▸ **Extracted records**
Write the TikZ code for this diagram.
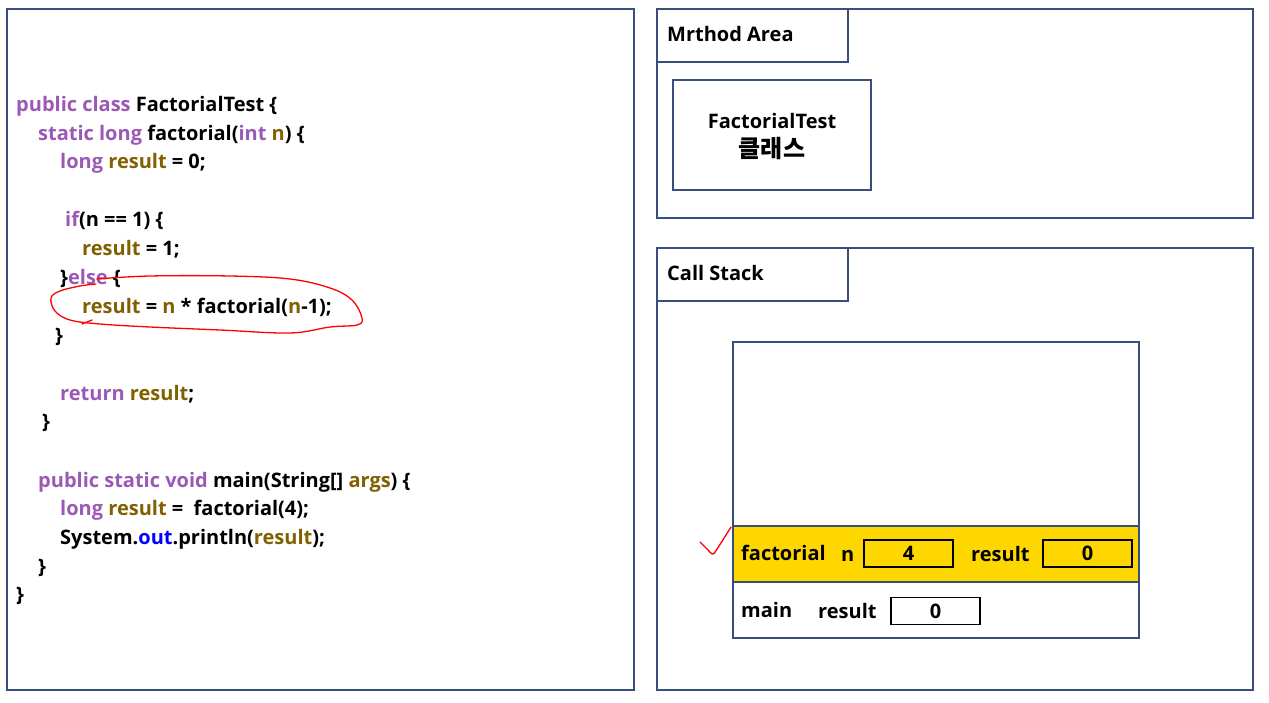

...

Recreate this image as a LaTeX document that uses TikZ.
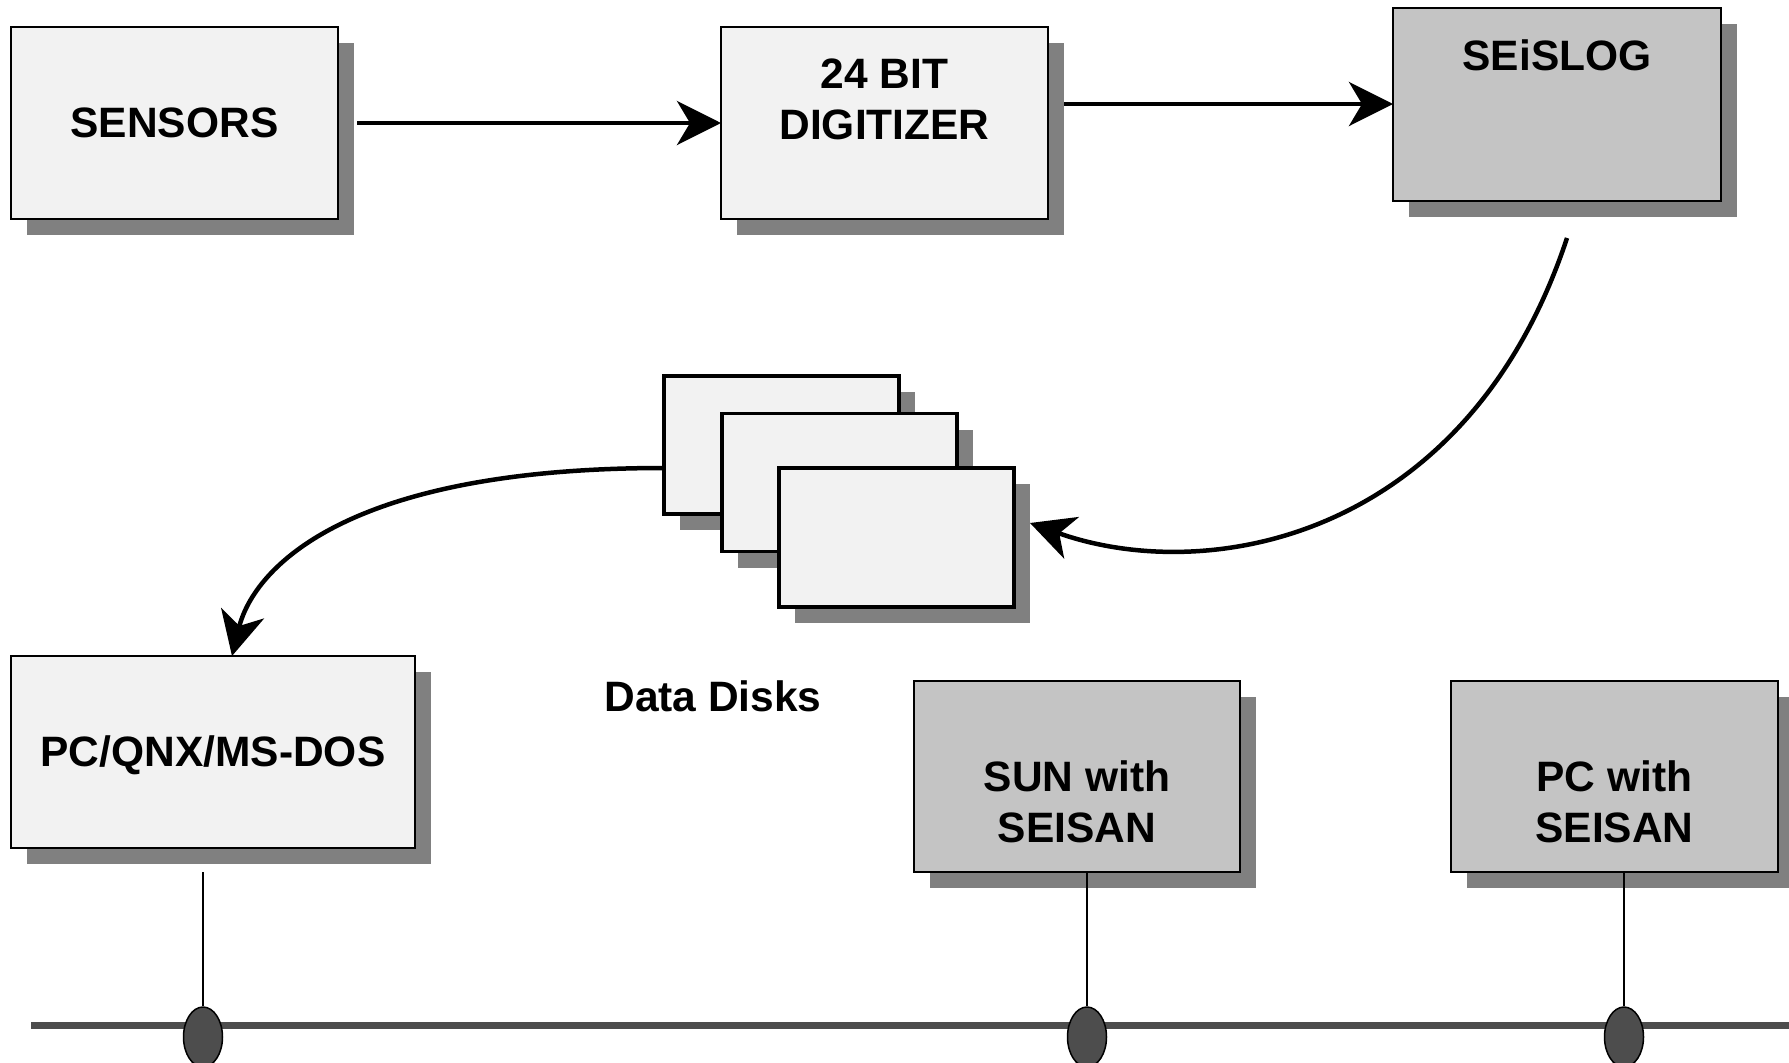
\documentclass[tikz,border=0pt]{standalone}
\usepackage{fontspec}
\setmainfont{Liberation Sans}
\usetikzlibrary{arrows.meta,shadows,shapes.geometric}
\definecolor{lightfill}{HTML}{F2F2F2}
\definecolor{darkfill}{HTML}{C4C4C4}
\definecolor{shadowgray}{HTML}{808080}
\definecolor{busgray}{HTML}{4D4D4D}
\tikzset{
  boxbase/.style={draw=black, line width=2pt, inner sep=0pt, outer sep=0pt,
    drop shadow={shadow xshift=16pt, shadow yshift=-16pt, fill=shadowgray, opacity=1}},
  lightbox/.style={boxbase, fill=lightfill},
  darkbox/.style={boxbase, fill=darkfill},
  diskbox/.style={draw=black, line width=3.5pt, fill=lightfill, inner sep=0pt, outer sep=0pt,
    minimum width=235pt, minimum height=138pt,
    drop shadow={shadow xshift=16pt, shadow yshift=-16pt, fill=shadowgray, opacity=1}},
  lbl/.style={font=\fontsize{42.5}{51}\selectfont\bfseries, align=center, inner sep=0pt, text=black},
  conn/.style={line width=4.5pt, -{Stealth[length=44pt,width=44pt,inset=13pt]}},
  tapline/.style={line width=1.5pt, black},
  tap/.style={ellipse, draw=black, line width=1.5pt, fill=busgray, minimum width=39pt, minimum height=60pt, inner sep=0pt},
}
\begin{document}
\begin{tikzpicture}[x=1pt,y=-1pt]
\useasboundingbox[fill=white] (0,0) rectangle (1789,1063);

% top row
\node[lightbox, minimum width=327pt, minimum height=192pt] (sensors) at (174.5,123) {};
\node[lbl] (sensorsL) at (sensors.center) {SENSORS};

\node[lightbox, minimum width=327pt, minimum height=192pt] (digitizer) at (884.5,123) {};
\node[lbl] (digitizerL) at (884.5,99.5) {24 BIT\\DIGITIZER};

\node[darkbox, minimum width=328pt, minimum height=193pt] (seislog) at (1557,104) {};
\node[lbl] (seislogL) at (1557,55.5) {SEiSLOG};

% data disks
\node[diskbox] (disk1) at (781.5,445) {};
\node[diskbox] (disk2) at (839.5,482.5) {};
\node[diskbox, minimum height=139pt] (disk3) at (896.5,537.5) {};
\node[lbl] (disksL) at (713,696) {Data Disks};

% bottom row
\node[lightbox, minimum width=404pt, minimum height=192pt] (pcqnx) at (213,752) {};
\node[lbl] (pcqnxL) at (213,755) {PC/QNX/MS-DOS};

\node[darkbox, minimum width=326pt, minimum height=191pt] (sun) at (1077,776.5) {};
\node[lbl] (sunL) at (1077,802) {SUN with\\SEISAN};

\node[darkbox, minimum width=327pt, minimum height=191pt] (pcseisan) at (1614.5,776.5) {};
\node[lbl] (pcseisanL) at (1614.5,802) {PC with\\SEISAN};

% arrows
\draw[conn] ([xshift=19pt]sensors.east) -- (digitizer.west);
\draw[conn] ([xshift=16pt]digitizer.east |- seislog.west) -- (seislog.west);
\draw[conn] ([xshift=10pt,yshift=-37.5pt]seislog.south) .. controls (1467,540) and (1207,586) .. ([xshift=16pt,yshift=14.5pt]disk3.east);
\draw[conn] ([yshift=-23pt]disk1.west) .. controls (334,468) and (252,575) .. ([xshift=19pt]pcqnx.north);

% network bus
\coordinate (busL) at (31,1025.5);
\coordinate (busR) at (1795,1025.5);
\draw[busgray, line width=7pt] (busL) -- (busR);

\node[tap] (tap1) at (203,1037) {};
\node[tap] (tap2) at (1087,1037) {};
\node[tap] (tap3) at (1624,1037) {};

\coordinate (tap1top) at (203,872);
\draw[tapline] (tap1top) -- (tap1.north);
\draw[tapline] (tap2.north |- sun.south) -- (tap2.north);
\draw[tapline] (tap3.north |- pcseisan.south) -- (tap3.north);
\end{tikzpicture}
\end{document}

▸ **What the task requires**
Return only those lines of the records that contain the string "this".

▸ **The response**
Write the TikZ code for this diagram.
Recreate this image as a LaTeX document that uses TikZ.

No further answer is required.